Luis et moi, cela fait des années qu’on travaille ensemble, on a fait des clips, des courts métrages, et maintenant un long. On se comprend très bien et en même temps on s’engueule toujours. Je ne peux pas travailler avec des gens trop obéissants, et Luis est très désobéissant (rires). C’est intéressant parce que de ces discussions passionnées ressort quelque chose dont on est tous les deux surpris et satisfaits. Luis est parisien mais il est né au Venezuela, et surtout, il connait très bien le Paraguay. C’était primordial, car je voulais à tout prix éviter un regard exotique sur ce que je filmais. C’est comme si j’avais travaillé avec quelqu’un du coin : il sait se débrouiller avec les moyens du bord. Parce que ça peut parfois rendre fou de travailler au Paraguay, car on n’a pas toujours tout sous la main.
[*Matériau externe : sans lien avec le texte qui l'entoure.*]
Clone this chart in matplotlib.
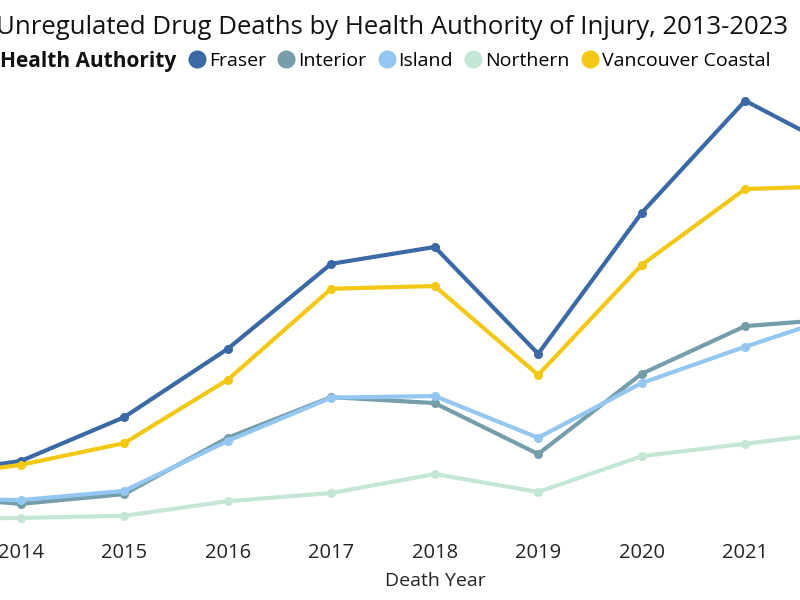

Quels sont vos réalisateurs fétiches ?
Fassbinder ! Je regarde tous ses films en boucle. J’adore son approche minimaliste, directe et pleine d’honnêteté. J’aime aussi énormément Todd Haynes, surtout Safe, qui est un de mes films préférés. C’est une réponse un peu cliché mais je dirais aussi Cassavetes. Même si on devrait plutôt dire Cassavetes ET Rowlands, car ses plus grands films sont des films de duo, il n’aurait pas pu les faire avec une autre actrice : Gloria, Love Streams, Opening Night, etc. Et plus proche de chez moi, j’adore aussi Lucrecia Martel, chacun de ses films est une masterclass. D’ailleurs, physiquement et dans l’esprit, elle est bien plus proche d’Asunción que de Buenos Aires.
Ce sont des cinéastes qui ont pour point commun d’écrire des rôles féminins incroyables.
C’est vrai. D’ailleurs quand on me demande des citer les films qui ont pu m’influencer pour Les Héritières, ce sont à nouveau des films sur des femmes. Je mentionne toujours Grey Gardens et Qu’est il arrivé à Baby Jane ?. Ce sont deux films d’amour malade, sur des femmes qui s’aiment de façon malade. Même si ce qui lie Chela à Chiquita est moins intense, l’atmosphère et les sentiments sont un peu les mêmes.
Entretien réalisé par Gregory Coutaut le 19 novembre 2018. Merci à Matthieu Rey.